Well I rode a 2006 Suzuki Vinson 500 today with 27" Outlaws for a derby.

WOW I need a set of these tires!! they are awesome! The side bite is unreal!!


----------



## Bruteforce10

Sounds like for what you want the 18% and some 27" laws would be best for what you want. And while your in there doing the GR i would slap a clutch kit in it as well.


----------



## Trips

Bruteforce10 said:


> Sounds like for what you want the 18% and some 27" laws would be best for what you want. And while your in there doing the GR i would slap a clutch kit in it as well.


So the 54% would only be for if I want to run 29.5?

Clutch kit, 2 inch lift, 27" laws and 18% Gear reduction. Sounds like a good list for a winter project lol


----------



## redneckrancher420

dont forget the snorkel! never know how deep a hole goes. oh and if you come across one a warn 424 would be a great add on to have


----------



## Trips

Lol its snorkeled and has a 2500lb superwinch!


----------



## bump530

18% is plenty for 27s...thats what i use to run


----------



## wood butcher

im in bad need of a 54 GR for mine , that stock clutch sure dont like them 31's


----------



## Trips

Here is a walk around video of the old 300


----------



## Trips

How it sits tonight waiting for a camshaft lol


----------



## Trips

So could a gear reduction be machined for my quad out of a TRX 250 clutch basket and gear?


----------



## Trips

Trips said:


> So could a gear reduction be machined for my quad out of a TRX 250 clutch basket and gear?


Anyone?


----------



## JPs300

I know the 250 big red/SX motors have the same primary as a 300, the sport model 250 I'm not sure.

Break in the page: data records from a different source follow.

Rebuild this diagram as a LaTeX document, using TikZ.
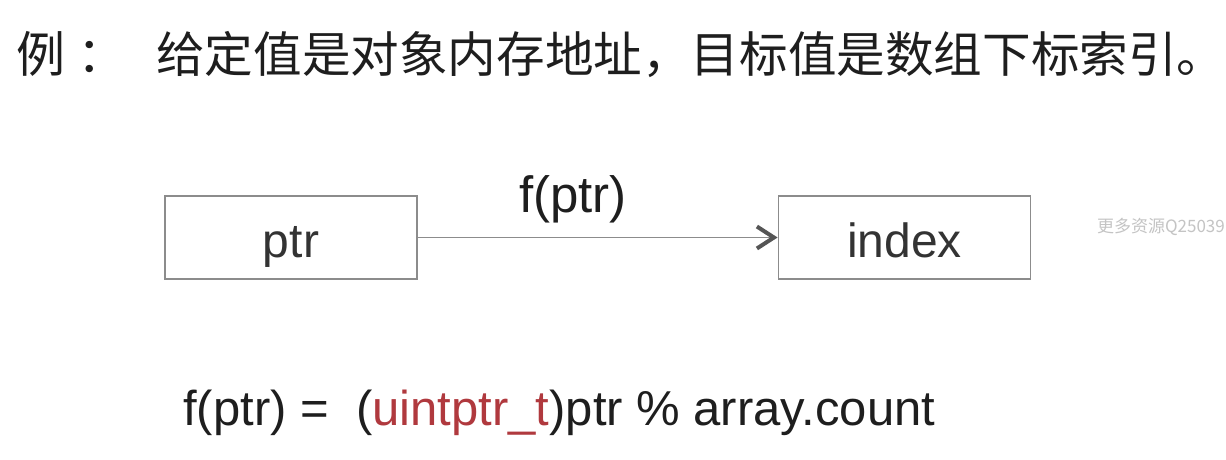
\documentclass[tikz,border=0pt]{standalone}
\usepackage{fontspec}
\setmainfont{Liberation Sans}
\newfontfamily\cjk{Noto Sans CJK SC}
\usetikzlibrary{arrows.meta}
\definecolor{boxgray}{HTML}{8C8C8C}
\definecolor{tipgray}{HTML}{555555}
\definecolor{typered}{HTML}{B0393E}
\definecolor{txt}{HTML}{1E1E1E}
\definecolor{boxtxt}{HTML}{333333}
\definecolor{wm}{HTML}{C4C4C4}
\begin{document}
\begin{tikzpicture}[x=1pt,y=-1pt,
  box/.style={draw=boxgray,line width=1.8pt,minimum width=252pt,minimum height=83pt,inner sep=0pt,font=\fontsize{48}{50}\selectfont,text=boxtxt},
  lbl/.style={font=\fontsize{49}{51}\selectfont,text=txt,inner sep=0pt},
  conn/.style={draw=boxgray,line width=1.8pt,-{Straight Barb[length=17pt,width=22pt,line width=4pt,color=tipgray]}}]
\useasboundingbox (0,0) rectangle (1226,460);
\fill[white] (0,0) rectangle (1226,460);
\node[lbl,anchor=base west] (ex) at (16,73) {\cjk 例\hspace{12pt}：};
\node[lbl,font=\fontsize{48.6}{50}\selectfont,anchor=base west] (title) at (156,73) {\cjk 给定值是对象内存地址，目标值是数组下标索引。};
\node[box] (ptr) at (291,237.5) {\raisebox{-20pt}[0pt][0pt]{ptr}};
\node[box] (index) at (904.5,237.5) {\raisebox{-20pt}[0pt][0pt]{index}};
\draw[conn] (ptr.east) -- (index.west);
\node[lbl,font=\fontsize{51}{53}\selectfont,anchor=base] (f) at (573,212) {f(ptr)};
\node[lbl,anchor=base west] (formula) at (183,425) {f(ptr) =\ \ (\textcolor{typered}{uintptr\_t})ptr \% array.count};
\node[anchor=east,inner sep=0pt,font=\cjk\fontsize{17}{19}\selectfont,text=wm] (wmk) at (1225,227) {更多资源Q25039};
\end{tikzpicture}
\end{document}
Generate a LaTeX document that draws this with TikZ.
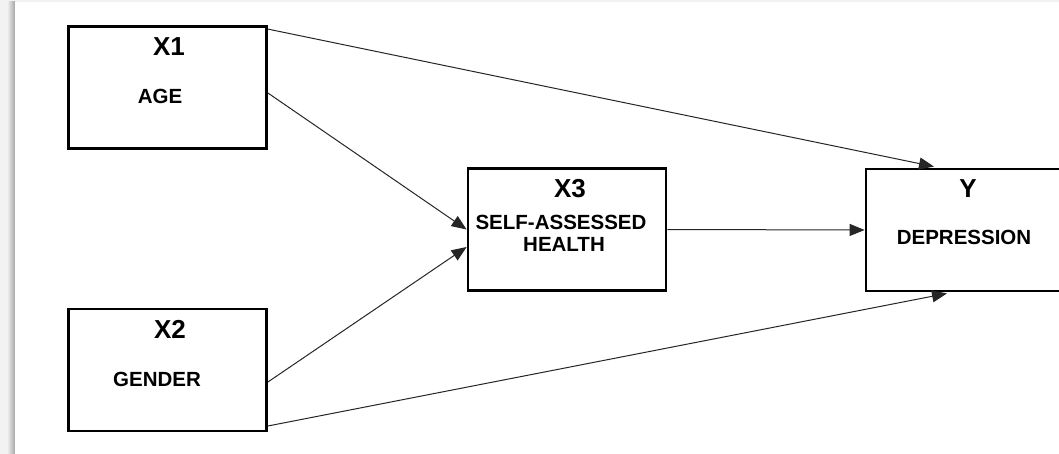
\documentclass[tikz,border=0pt]{standalone}
\usepackage{fontspec}
\setmainfont{Liberation Sans}
\usetikzlibrary{arrows.meta,calc}
\begin{document}
\begin{tikzpicture}[x=1pt,y=-1pt,
  varbox/.style={draw=black,line width=2.8pt,fill=white,minimum width=198pt,minimum height=122pt,inner sep=0pt},
  ttl/.style={font=\fontsize{26}{28}\selectfont\bfseries,inner sep=0pt,text=black},
  lbl/.style={font=\fontsize{20.5}{23}\selectfont\bfseries,inner sep=0pt,text=black,align=center},
  conn/.style={draw=black!85,line width=1pt,-{Triangle[length=15pt,width=12pt]}}]
\useasboundingbox (0,0) rectangle (1059,454);
\clip (0,0) rectangle (1059,454);
% page background and shadow
\fill[black!5] (0,0) rectangle (1059,454);
\shade[left color=black!5,right color=black!35] (7,2) rectangle (15,454);
\fill[white] (15,2) rectangle (1059,454);
% boxes
\node[varbox] (x1) at (167.5,87.5) {};
\node[varbox] (x2) at (167.5,370) {};
\node[varbox] (x3) at (567,229.5) {};
\node[varbox] (y) at (965,230) {};
% texts
\node[ttl] (x1t) at (169,47) {X1};
\node[lbl] (x1l) at (160,96) {AGE};
\node[ttl] (x2t) at (170,329) {X2};
\node[lbl] (x2l) at (157,379) {GENDER};
\node[ttl] (x3t) at (570,189) {X3};
\node[lbl] (x3l) at (561,222) {SELF-ASSESSED};
\node[lbl] (x3m) at (564,244) {HEALTH};
\node[ttl] (yt) at (968,189) {Y};
\node[lbl] (yl) at (964,237) {DEPRESSION};
% connectors
\draw[conn] ([yshift=-4pt]x1.north east) -- ([xshift=-31pt,yshift=1pt]y.north);
\draw[conn] ([yshift=-5.5pt]x1.east) -- (x3.west);
\draw[conn] ([yshift=-12pt]x2.east) -- ([yshift=-17.5pt]x3.west);
\draw[conn] ([yshift=-56pt]x2.east) -- ([xshift=-18pt,yshift=-1pt]y.south);
\draw[conn] (x3.east) -- (y.west);
\end{tikzpicture}
\end{document}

I would assume no as most every combination imaginable has been tried in these things. The 54% reduction isn't even all Honda gears..........


----------



## Trips

JPs300 said:


> I know the 250 big red/SX motors have the same primary as a 300, the sport model 250 I'm not sure. I would assume no as most every combination imaginable has been tried in these things. The 54% reduction isn't even all Honda gears..........


Thanks. 

Think ill go with a 18% gr though because of the riding im forced to do around here and 27" laws shoukd be good for this little honda. 

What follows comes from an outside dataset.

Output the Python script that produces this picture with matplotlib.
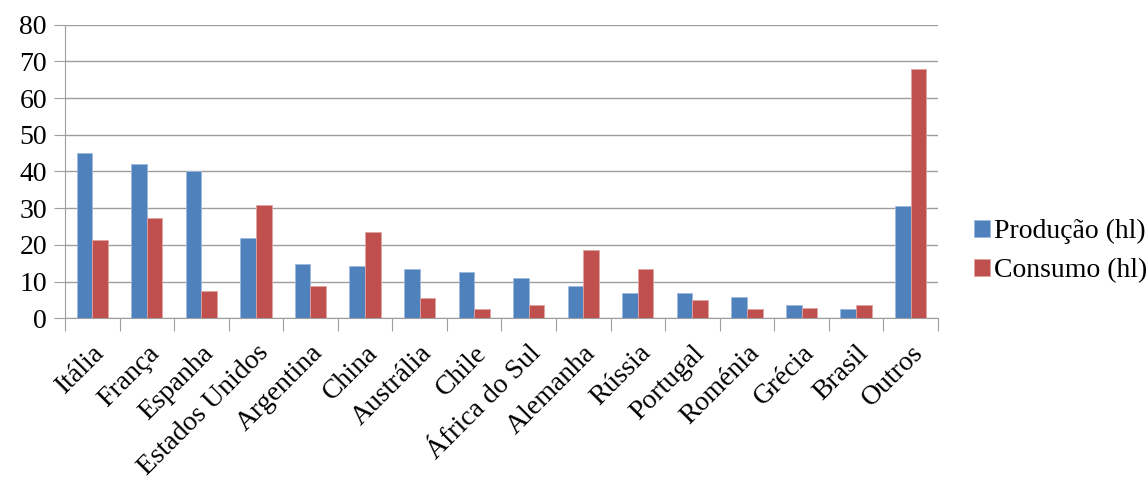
import matplotlib.pyplot as plt
import numpy as np

paises = ["Itália", "França", "Espanha", "Estados Unidos", "Argentina", "China",
          "Austrália", "Chile", "África do Sul", "Alemanha", "Rússia", "Portugal",
          "Roménia", "Grécia", "Brasil", "Outros"]
producao = [45.0, 42.1, 40.0, 21.8, 14.8, 14.2, 13.4, 12.7, 11.0, 8.9, 6.8, 6.8,
            5.7, 3.6, 2.5, 30.5]
consumo = [21.2, 27.4, 7.4, 30.9, 8.9, 23.6, 5.4, 2.5, 3.6, 18.7, 13.4, 5.0,
           2.5, 2.9, 3.6, 68.0]
y_ticks = [0, 10, 20, 30, 40, 50, 60, 70, 80]

plt.rcParams['font.family'] = ['Liberation Serif', 'DejaVu Serif']

fig = plt.figure(figsize=(11.48, 4.84), dpi=100)
ax = fig.add_axes([0.0566, 0.3424, 0.7604, 0.6066])

x = np.arange(len(paises))
w = 1 / 3.5
ax.bar(x - w / 2, producao, w, color="#4F81BD", edgecolor="#9DB9DC", linewidth=0.6,
       label="Produção (hl)", zorder=3)
ax.bar(x + w / 2, consumo, w, color="#C0504D", edgecolor="#E0A3A1", linewidth=0.6,
       label="Consumo (hl)", zorder=3)

ax.set_xlim(-0.5, len(paises) - 0.5)
ax.set_ylim(0, 80)
ax.set_yticks(y_ticks)
ax.yaxis.grid(True, color="#9E9E9E", linewidth=1.0, zorder=0)

gray = "#9E9E9E"
for s in ["top", "right"]:
    ax.spines[s].set_visible(False)
ax.spines["left"].set_color(gray)
ax.spines["bottom"].set_color(gray)
ax.tick_params(axis="y", length=8, color=gray, labelsize=20, pad=5)

# category boundaries as major ticks, labels on minor ticks
ax.set_xticks(np.arange(-0.5, len(paises), 1.0))
ax.set_xticklabels([])
ax.set_xticks(x, minor=True)
ax.set_xticklabels(paises, minor=True, rotation=45, ha="right",
                   rotation_mode="anchor", fontsize=20)
ax.tick_params(axis="x", which="major", length=9, color=gray)
ax.tick_params(axis="x", which="minor", length=0, pad=16)

ax.legend(loc="center left", bbox_to_anchor=(0.848, 0.481),
          bbox_transform=fig.transFigure, frameon=False, fontsize=20,
          handlelength=0.6, handleheight=0.6, handletextpad=0.15,
          labelspacing=0.5, borderaxespad=0, borderpad=0)

fig.savefig("out.png", dpi=100)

On a side note got the new cam in it last night and shes ready to rip! Lol

Sent from my GT-I5500M using Tapatalk 2


----------



## wjblack39074

Can someone put me in contact with a person that builds a gear redutction for a honda fourtrax 300? Any help will be appreciated.


----------



## gotmuddy

I do. sending you a pm.


----------



## Rdelliott93

gotmuddy said:


> I do. sending you a pm.


Can you pm me about doing the same to my 97 fourtrax


----------



## Rdelliott93

Anything @gotmuddy ?


----------